[STATED EXERCISE]
Leave out any pictures and transcribe all other data below exactly.
-.-.-
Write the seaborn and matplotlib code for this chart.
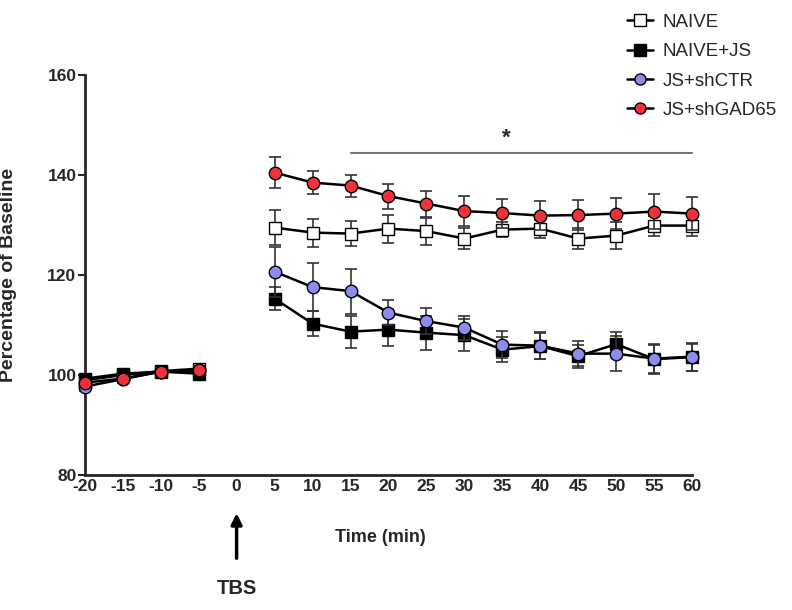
import numpy as np
import pandas as pd
import matplotlib
matplotlib.use('Agg')
import matplotlib.pyplot as plt
import seaborn as sns

# Data
time_base = [-20, -15, -10, -5]
time_post = [5, 10, 15, 20, 25, 30, 35, 40, 45, 50, 55, 60]
groups = ['NAIVE', 'NAIVE+JS', 'JS+shCTR', 'JS+shGAD65']

naive_base = [99.0, 100.0, 100.8, 101.3]
naive_base_err = [0.8, 0.8, 0.8, 1.0]
naive_post = [129.5, 128.5, 128.3, 129.3, 128.8, 127.3, 129.1, 129.3, 127.3, 127.9, 129.9, 129.9]
naive_post_err = [3.5, 2.8, 2.5, 2.8, 2.7, 2.1, 1.5, 1.8, 2.1, 2.7, 2.0, 2.0]

naivejs_base = [99.3, 100.3, 100.7, 100.3]
naivejs_base_err = [0.8, 0.8, 0.8, 0.9]
naivejs_post = [115.3, 110.3, 108.7, 109.1, 108.5, 108.0, 105.1, 105.8, 103.8, 106.2, 103.2, 103.6]
naivejs_post_err = [2.3, 2.5, 3.2, 3.3, 3.4, 3.2, 2.5, 2.6, 2.3, 2.5, 2.8, 2.7]

shctr_base = [97.7, 99.2, 100.7, 101.0]
shctr_base_err = [0.8, 0.8, 0.8, 0.9]
shctr_post = [120.7, 117.6, 116.8, 112.5, 110.8, 109.5, 106.1, 105.9, 104.3, 104.3, 103.3, 103.7]
shctr_post_err = [5.0, 4.8, 4.5, 2.5, 2.6, 2.4, 2.7, 2.7, 2.5, 3.5, 3.0, 2.8]

shgad_base = [98.5, 99.3, 100.7, 101.0]
shgad_base_err = [0.8, 0.8, 0.8, 0.9]
shgad_post = [140.5, 138.5, 137.9, 135.8, 134.3, 132.8, 132.4, 131.9, 132.0, 132.3, 132.7, 132.3]
shgad_post_err = [3.1, 2.3, 2.2, 2.5, 2.6, 3.0, 2.9, 2.9, 3.0, 3.1, 3.5, 3.3]

xticks = list(range(-20, 65, 5))
yticks = [80, 100, 120, 140, 160]

series = {
    'NAIVE': (naive_base, naive_base_err, naive_post, naive_post_err),
    'NAIVE+JS': (naivejs_base, naivejs_base_err, naivejs_post, naivejs_post_err),
    'JS+shCTR': (shctr_base, shctr_base_err, shctr_post, shctr_post_err),
    'JS+shGAD65': (shgad_base, shgad_base_err, shgad_post, shgad_post_err),
}
styles = {
    'NAIVE': ('s', 'white'),
    'NAIVE+JS': ('s', 'black'),
    'JS+shCTR': ('o', '#8c8cf0'),
    'JS+shGAD65': ('o', '#f0303a'),
}

sns.set_style('ticks')
plt.rcParams['font.family'] = ['Liberation Sans', 'DejaVu Sans']

fig = plt.figure(figsize=(7.92, 6.10), dpi=100)
ax = fig.add_axes([0.107, 0.221, 0.767, 0.656])

handles = []
for i, g in enumerate(groups):
    base, base_err, post, post_err = series[g]
    marker, fc = styles[g]
    for xs, ys, es in [(time_base, base, base_err), (time_post, post, post_err)]:
        ax.errorbar(xs, ys, yerr=es, fmt='none', ecolor='#333333', elinewidth=1.2,
                    capsize=4, capthick=1.2, zorder=2 + i, clip_on=False)
        df = pd.DataFrame({'Time': xs, 'Value': ys})
        sns.lineplot(data=df, x='Time', y='Value', ax=ax, color='black', lw=1.8,
                     marker=marker, markersize=9, markerfacecolor=fc,
                     markeredgecolor='black', markeredgewidth=1.0,
                     zorder=3 + i, clip_on=False)
    h, = ax.plot([], [], color='black', lw=1.8, marker=marker, markersize=8,
                 markerfacecolor=fc, markeredgecolor='black')
    handles.append(h)

# significance bar
ax.plot([15, 60], [144.4, 144.4], color='#777777', lw=1.5, clip_on=False)
ax.text(35.5, 145.2, '*', ha='center', va='bottom', fontsize=16, fontweight='bold')

ax.set_xlim(-20, 60)
ax.set_ylim(80, 160)
ax.set_xticks(xticks)
ax.set_yticks(yticks)
ax.set_xticklabels([str(t) for t in xticks], fontweight='bold', fontsize=12.5)
ax.set_yticklabels([str(t) for t in yticks], fontweight='bold', fontsize=12.5)
ax.tick_params(axis='x', length=0, pad=3)
ax.tick_params(axis='y', length=5, width=1.5, pad=1)
ax.set_xlabel('Time (min)', fontweight='bold', fontsize=13)
ax.xaxis.set_label_coords(0.486, -0.135)
ax.set_ylabel('Percentage of Baseline', fontweight='bold', fontsize=14)
ax.yaxis.set_label_coords(-0.112, 0.5)
for s in ['top', 'right']:
    ax.spines[s].set_visible(False)
for s in ['left', 'bottom']:
    ax.spines[s].set_linewidth(2)

# TBS arrow
ax.annotate('', xy=(0, -0.095), xytext=(0, -0.2075), xycoords=('data', 'axes fraction'),
            textcoords=('data', 'axes fraction'),
            arrowprops=dict(arrowstyle='-|>', color='black', lw=2.5, mutation_scale=16,
                            shrinkA=0, shrinkB=0))
ax.text(0, -0.2825, 'TBS', transform=ax.get_xaxis_transform(), ha='center', va='center',
        fontsize=14.5, fontweight='bold')

fig.legend(handles, groups, loc='upper left', bbox_to_anchor=(0.77, 1.005), frameon=False,
           fontsize=13.5, handlelength=1.4, labelspacing=0.65, handletextpad=0.5)

fig.savefig('out.png', dpi=100)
-.-.-
[EXERCISE SOLUTION]
Write the seaborn and matplotlib code for this chart.
import numpy as np
import pandas as pd
import matplotlib
matplotlib.use('Agg')
import matplotlib.pyplot as plt
import seaborn as sns

# Data
time_base = [-20, -15, -10, -5]
time_post = [5, 10, 15, 20, 25, 30, 35, 40, 45, 50, 55, 60]
groups = ['NAIVE', 'NAIVE+JS', 'JS+shCTR', 'JS+shGAD65']

naive_base = [99.0, 100.0, 100.8, 101.3]
naive_base_err = [0.8, 0.8, 0.8, 1.0]
naive_post = [129.5, 128.5, 128.3, 129.3, 128.8, 127.3, 129.1, 129.3, 127.3, 127.9, 129.9, 129.9]
naive_post_err = [3.5, 2.8, 2.5, 2.8, 2.7, 2.1, 1.5, 1.8, 2.1, 2.7, 2.0, 2.0]

naivejs_base = [99.3, 100.3, 100.7, 100.3]
naivejs_base_err = [0.8, 0.8, 0.8, 0.9]
naivejs_post = [115.3, 110.3, 108.7, 109.1, 108.5, 108.0, 105.1, 105.8, 103.8, 106.2, 103.2, 103.6]
naivejs_post_err = [2.3, 2.5, 3.2, 3.3, 3.4, 3.2, 2.5, 2.6, 2.3, 2.5, 2.8, 2.7]

shctr_base = [97.7, 99.2, 100.7, 101.0]
shctr_base_err = [0.8, 0.8, 0.8, 0.9]
shctr_post = [120.7, 117.6, 116.8, 112.5, 110.8, 109.5, 106.1, 105.9, 104.3, 104.3, 103.3, 103.7]
shctr_post_err = [5.0, 4.8, 4.5, 2.5, 2.6, 2.4, 2.7, 2.7, 2.5, 3.5, 3.0, 2.8]

shgad_base = [98.5, 99.3, 100.7, 101.0]
shgad_base_err = [0.8, 0.8, 0.8, 0.9]
shgad_post = [140.5, 138.5, 137.9, 135.8, 134.3, 132.8, 132.4, 131.9, 132.0, 132.3, 132.7, 132.3]
shgad_post_err = [3.1, 2.3, 2.2, 2.5, 2.6, 3.0, 2.9, 2.9, 3.0, 3.1, 3.5, 3.3]

xticks = list(range(-20, 65, 5))
yticks = [80, 100, 120, 140, 160]

series = {
    'NAIVE': (naive_base, naive_base_err, naive_post, naive_post_err),
    'NAIVE+JS': (naivejs_base, naivejs_base_err, naivejs_post, naivejs_post_err),
    'JS+shCTR': (shctr_base, shctr_base_err, shctr_post, shctr_post_err),
    'JS+shGAD65': (shgad_base, shgad_base_err, shgad_post, shgad_post_err),
}
styles = {
    'NAIVE': ('s', 'white'),
    'NAIVE+JS': ('s', 'black'),
    'JS+shCTR': ('o', '#8c8cf0'),
    'JS+shGAD65': ('o', '#f0303a'),
}

sns.set_style('ticks')
plt.rcParams['font.family'] = ['Liberation Sans', 'DejaVu Sans']

fig = plt.figure(figsize=(7.92, 6.10), dpi=100)
ax = fig.add_axes([0.107, 0.221, 0.767, 0.656])

handles = []
for i, g in enumerate(groups):
    base, base_err, post, post_err = series[g]
    marker, fc = styles[g]
    for xs, ys, es in [(time_base, base, base_err), (time_post, post, post_err)]:
        ax.errorbar(xs, ys, yerr=es, fmt='none', ecolor='#333333', elinewidth=1.2,
                    capsize=4, capthick=1.2, zorder=2 + i, clip_on=False)
        df = pd.DataFrame({'Time': xs, 'Value': ys})
        sns.lineplot(data=df, x='Time', y='Value', ax=ax, color='black', lw=1.8,
                     marker=marker, markersize=9, markerfacecolor=fc,
                     markeredgecolor='black', markeredgewidth=1.0,
                     zorder=3 + i, clip_on=False)
    h, = ax.plot([], [], color='black', lw=1.8, marker=marker, markersize=8,
                 markerfacecolor=fc, markeredgecolor='black')
    handles.append(h)

# significance bar
ax.plot([15, 60], [144.4, 144.4], color='#777777', lw=1.5, clip_on=False)
ax.text(35.5, 145.2, '*', ha='center', va='bottom', fontsize=16, fontweight='bold')

ax.set_xlim(-20, 60)
ax.set_ylim(80, 160)
ax.set_xticks(xticks)
ax.set_yticks(yticks)
ax.set_xticklabels([str(t) for t in xticks], fontweight='bold', fontsize=12.5)
ax.set_yticklabels([str(t) for t in yticks], fontweight='bold', fontsize=12.5)
ax.tick_params(axis='x', length=0, pad=3)
ax.tick_params(axis='y', length=5, width=1.5, pad=1)
ax.set_xlabel('Time (min)', fontweight='bold', fontsize=13)
ax.xaxis.set_label_coords(0.486, -0.135)
ax.set_ylabel('Percentage of Baseline', fontweight='bold', fontsize=14)
ax.yaxis.set_label_coords(-0.112, 0.5)
for s in ['top', 'right']:
    ax.spines[s].set_visible(False)
for s in ['left', 'bottom']:
    ax.spines[s].set_linewidth(2)

# TBS arrow
ax.annotate('', xy=(0, -0.095), xytext=(0, -0.2075), xycoords=('data', 'axes fraction'),
            textcoords=('data', 'axes fraction'),
            arrowprops=dict(arrowstyle='-|>', color='black', lw=2.5, mutation_scale=16,
                            shrinkA=0, shrinkB=0))
ax.text(0, -0.2825, 'TBS', transform=ax.get_xaxis_transform(), ha='center', va='center',
        fontsize=14.5, fontweight='bold')

fig.legend(handles, groups, loc='upper left', bbox_to_anchor=(0.77, 1.005), frameon=False,
           fontsize=13.5, handlelength=1.4, labelspacing=0.65, handletextpad=0.5)

fig.savefig('out.png', dpi=100)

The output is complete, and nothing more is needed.